Bujones was born to Cuban natives Fernando Bujones Sr. and Mary Calleriro, who divorced when Bujones was just five years old. At the age of six, Bujones began to learn ballet in Havana at the school of a famous ballerina, Alicia Alonso, which is where his mother took him before they moved permanently to Miami. His mother, who was a former dancer, enrolled him in these dance classes due to his poor constitution as a child.

In 1980, Bujones married Márcia Kubitschek (1943–2000), daughter of Juscelino Kubitschek de Oliveira, president of Brazil from 1956 to 1961.

Just before his death, Bujones completed his autobiography, which was released in 2009 by his long-time coach Zeida Cecilia Mendez. Fernando Bujones: An Autobiography has been described by Dance Europe as "a great read"; "Fernando's story reads as a movie script on the theme of the American Dream!"

Bujones died of melanoma at age 50. He was buried at Caballero Rivero Woodlawn North Park Cemetery and Mausoleum in Miami.

== Dance career ==
Bujones' first formal ballet classes were in Alicia Alonso's Cuban National Ballet school for about a year and a half. In 1967 he won a scholarship to the School of American Ballet, the official school of the New York City Ballet Company. He studied there for about five years; his teachers were some of the world’s premier ballet instructors, such as Stanley Williams, André Eglevsky, and Zeida Cecilia Mendez, his private coach.

In 1974, Bujones became the first American male dancer to win the Gold Medal at the International Ballet Competition in Varna, Bulgaria, where he was also cited for "highest technical achievement".

He joined the American Ballet Theatre, one of the world's preeminent dance companies, in 1972. By the following year he became a soloist, and in 1974 a Principal Dancer where, at 19, he was not only one of the youngest principal dancers in the world, but the youngest principal male dancer in ABT's history. It was during that period that Mikhail Baryshnikov defected from the Soviet Union and joined ABT in 1974. They worked together as dancers for six years, after which Bujones worked under Baryshnikov's artistic direction.

Throughout his 30-year dancing career he performed as a guest artist in 34 countries and with more than 60 companies including such well known ones as American Ballet Theatre, the Royal Ballet, Stuttgart Ballet, the Paris Opera, the Royal Danish Ballet, La Scala of Milan, the Vienna State Opera Ballet, the Australian Ballet, the National Ballet of Canada, and Boston Ballet.
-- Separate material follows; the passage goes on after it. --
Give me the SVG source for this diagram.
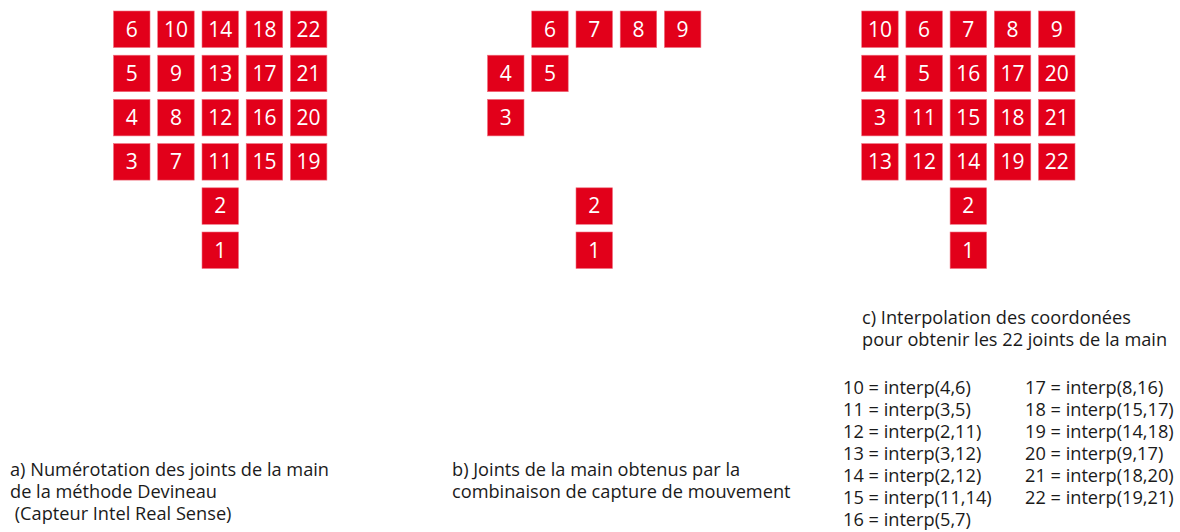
<svg xmlns="http://www.w3.org/2000/svg" width="1180" height="532" viewBox="0 0 1180 532">
<style>
.n rect{fill:#e2001a;stroke:#f07080;stroke-width:0.6}
.n text{fill:#fff;font-family:"Open Sans","Noto Sans",sans-serif;font-size:21px;text-anchor:middle}
.t{fill:#1a1a1a;font-family:"Open Sans","Noto Sans",sans-serif;font-size:18.2px}
</style>
<g id="panel-a">
<g id="a6" class="n"><rect x="113.5" y="11" width="36.5" height="36.5"/><text x="131.7" y="36.5">6</text></g>
<g id="a10" class="n"><rect x="157.7" y="11" width="36.5" height="36.5"/><text x="175.9" y="36.5">10</text></g>
<g id="a14" class="n"><rect x="202" y="11" width="36.5" height="36.5"/><text x="220.2" y="36.5">14</text></g>
<g id="a18" class="n"><rect x="246.2" y="11" width="36.5" height="36.5"/><text x="264.4" y="36.5">18</text></g>
<g id="a22" class="n"><rect x="290.4" y="11" width="36.5" height="36.5"/><text x="308.6" y="36.5">22</text></g>
<g id="a5" class="n"><rect x="113.5" y="55.2" width="36.5" height="36.5"/><text x="131.7" y="80.7">5</text></g>
<g id="a9" class="n"><rect x="157.7" y="55.2" width="36.5" height="36.5"/><text x="175.9" y="80.7">9</text></g>
<g id="a13" class="n"><rect x="202" y="55.2" width="36.5" height="36.5"/><text x="220.2" y="80.7">13</text></g>
<g id="a17" class="n"><rect x="246.2" y="55.2" width="36.5" height="36.5"/><text x="264.4" y="80.7">17</text></g>
<g id="a21" class="n"><rect x="290.4" y="55.2" width="36.5" height="36.5"/><text x="308.6" y="80.7">21</text></g>
<g id="a4" class="n"><rect x="113.5" y="99.4" width="36.5" height="36.5"/><text x="131.7" y="124.9">4</text></g>
<g id="a8" class="n"><rect x="157.7" y="99.4" width="36.5" height="36.5"/><text x="175.9" y="124.9">8</text></g>
<g id="a12" class="n"><rect x="202" y="99.4" width="36.5" height="36.5"/><text x="220.2" y="124.9">12</text></g>
<g id="a16" class="n"><rect x="246.2" y="99.4" width="36.5" height="36.5"/><text x="264.4" y="124.9">16</text></g>
<g id="a20" class="n"><rect x="290.4" y="99.4" width="36.5" height="36.5"/><text x="308.6" y="124.9">20</text></g>
<g id="a3" class="n"><rect x="113.5" y="143.6" width="36.5" height="36.5"/><text x="131.7" y="169.1">3</text></g>
<g id="a7" class="n"><rect x="157.7" y="143.6" width="36.5" height="36.5"/><text x="175.9" y="169.1">7</text></g>
<g id="a11" class="n"><rect x="202" y="143.6" width="36.5" height="36.5"/><text x="220.2" y="169.1">11</text></g>
<g id="a15" class="n"><rect x="246.2" y="143.6" width="36.5" height="36.5"/><text x="264.4" y="169.1">15</text></g>
<g id="a19" class="n"><rect x="290.4" y="143.6" width="36.5" height="36.5"/><text x="308.6" y="169.1">19</text></g>
<g id="a2" class="n"><rect x="202" y="187.8" width="36.5" height="36.5"/><text x="220.2" y="213.3">2</text></g>
<g id="a1" class="n"><rect x="202" y="232" width="36.5" height="36.5"/><text x="220.2" y="257.5">1</text></g>
</g>
<g id="panel-b">
<g id="b6" class="n"><rect x="531.7" y="11" width="36.5" height="36.5"/><text x="549.9" y="36.5">6</text></g>
<g id="b7" class="n"><rect x="576" y="11" width="36.5" height="36.5"/><text x="594.2" y="36.5">7</text></g>
<g id="b8" class="n"><rect x="620.2" y="11" width="36.5" height="36.5"/><text x="638.4" y="36.5">8</text></g>
<g id="b9" class="n"><rect x="664.4" y="11" width="36.5" height="36.5"/><text x="682.6" y="36.5">9</text></g>
<g id="b4" class="n"><rect x="487.5" y="55.2" width="36.5" height="36.5"/><text x="505.7" y="80.7">4</text></g>
<g id="b5" class="n"><rect x="531.7" y="55.2" width="36.5" height="36.5"/><text x="549.9" y="80.7">5</text></g>
<g id="b3" class="n"><rect x="487.5" y="99.4" width="36.5" height="36.5"/><text x="505.7" y="124.9">3</text></g>
<g id="b2" class="n"><rect x="576" y="187.8" width="36.5" height="36.5"/><text x="594.2" y="213.3">2</text></g>
<g id="b1" class="n"><rect x="576" y="232" width="36.5" height="36.5"/><text x="594.2" y="257.5">1</text></g>
</g>
<g id="panel-c">
<g id="c10" class="n"><rect x="861.7" y="11" width="36.5" height="36.5"/><text x="879.9" y="36.5">10</text></g>
<g id="c6" class="n"><rect x="905.9" y="11" width="36.5" height="36.5"/><text x="924.1" y="36.5">6</text></g>
<g id="c7" class="n"><rect x="950.1" y="11" width="36.5" height="36.5"/><text x="968.3" y="36.5">7</text></g>
<g id="c8" class="n"><rect x="994.3" y="11" width="36.5" height="36.5"/><text x="1012.5" y="36.5">8</text></g>
<g id="c9" class="n"><rect x="1038.5" y="11" width="36.5" height="36.5"/><text x="1056.7" y="36.5">9</text></g>
<g id="c4" class="n"><rect x="861.7" y="55.2" width="36.5" height="36.5"/><text x="879.9" y="80.7">4</text></g>
<g id="c5" class="n"><rect x="905.9" y="55.2" width="36.5" height="36.5"/><text x="924.1" y="80.7">5</text></g>
<g id="c16" class="n"><rect x="950.1" y="55.2" width="36.5" height="36.5"/><text x="968.3" y="80.7">16</text></g>
<g id="c17" class="n"><rect x="994.3" y="55.2" width="36.5" height="36.5"/><text x="1012.5" y="80.7">17</text></g>
<g id="c20" class="n"><rect x="1038.5" y="55.2" width="36.5" height="36.5"/><text x="1056.7" y="80.7">20</text></g>
<g id="c3" class="n"><rect x="861.7" y="99.4" width="36.5" height="36.5"/><text x="879.9" y="124.9">3</text></g>
<g id="c11" class="n"><rect x="905.9" y="99.4" width="36.5" height="36.5"/><text x="924.1" y="124.9">11</text></g>
<g id="c15" class="n"><rect x="950.1" y="99.4" width="36.5" height="36.5"/><text x="968.3" y="124.9">15</text></g>
<g id="c18" class="n"><rect x="994.3" y="99.4" width="36.5" height="36.5"/><text x="1012.5" y="124.9">18</text></g>
<g id="c21" class="n"><rect x="1038.5" y="99.4" width="36.5" height="36.5"/><text x="1056.7" y="124.9">21</text></g>
<g id="c13" class="n"><rect x="861.7" y="143.6" width="36.5" height="36.5"/><text x="879.9" y="169.1">13</text></g>
<g id="c12" class="n"><rect x="905.9" y="143.6" width="36.5" height="36.5"/><text x="924.1" y="169.1">12</text></g>
<g id="c14" class="n"><rect x="950.1" y="143.6" width="36.5" height="36.5"/><text x="968.3" y="169.1">14</text></g>
<g id="c19" class="n"><rect x="994.3" y="143.6" width="36.5" height="36.5"/><text x="1012.5" y="169.1">19</text></g>
<g id="c22" class="n"><rect x="1038.5" y="143.6" width="36.5" height="36.5"/><text x="1056.7" y="169.1">22</text></g>
<g id="c2" class="n"><rect x="950.1" y="187.8" width="36.5" height="36.5"/><text x="968.3" y="213.3">2</text></g>
<g id="c1" class="n"><rect x="950.1" y="232" width="36.5" height="36.5"/><text x="968.3" y="257.5">1</text></g>
</g>
<g id="connectors"/>
<g id="captions" class="t">
<text x="10" y="475.5">a) Numérotation des joints de la main</text>
<text x="10" y="497.5">de la méthode Devineau</text>
<text x="10" y="519.5" xml:space="preserve"> (Capteur Intel Real Sense)</text>
<text x="452" y="475.5">b) Joints de la main obtenus par la</text>
<text x="452" y="497.5">combinaison de capture de mouvement</text>
<text x="862" y="323.5">c) Interpolation des coordonées</text>
<text x="862" y="346">pour obtenir les 22 joints de la main</text>
<text x="843" y="394">10 = interp(4,6)</text>
<text x="843" y="416">11 = interp(3,5)</text>
<text x="843" y="438">12 = interp(2,11)</text>
<text x="843" y="460">13 = interp(3,12)</text>
<text x="843" y="482">14 = interp(2,12)</text>
<text x="843" y="504">15 = interp(11,14)</text>
<text x="843" y="526">16 = interp(5,7)</text>
<text x="1025" y="394">17 = interp(8,16)</text>
<text x="1025" y="416">18 = interp(15,17)</text>
<text x="1025" y="438">19 = interp(14,18)</text>
<text x="1025" y="460">20 = interp(9,17)</text>
<text x="1025" y="482">21 = interp(18,20)</text>
<text x="1025" y="504">22 = interp(19,21)</text>
</g>
</svg>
He partnered many of the 20th century's celebrated ballerinas such as Dame Margot Fonteyn, Natalia Makarova, Carla Fracci, Cynthia Gregory, Marcia Haydée, Gelsey Kirkland, and Marianna Tcherkassky.

Bujones became the artistic director, for a brief time, of Ballet Mississippi in 1993 and remained until the company folded due to a lack of funding. In 1999, he was asked to become the artistic director of Southern Ballet Theater in Orlando, where he influenced the company's name change to Orlando Ballet and where he was employed until his death.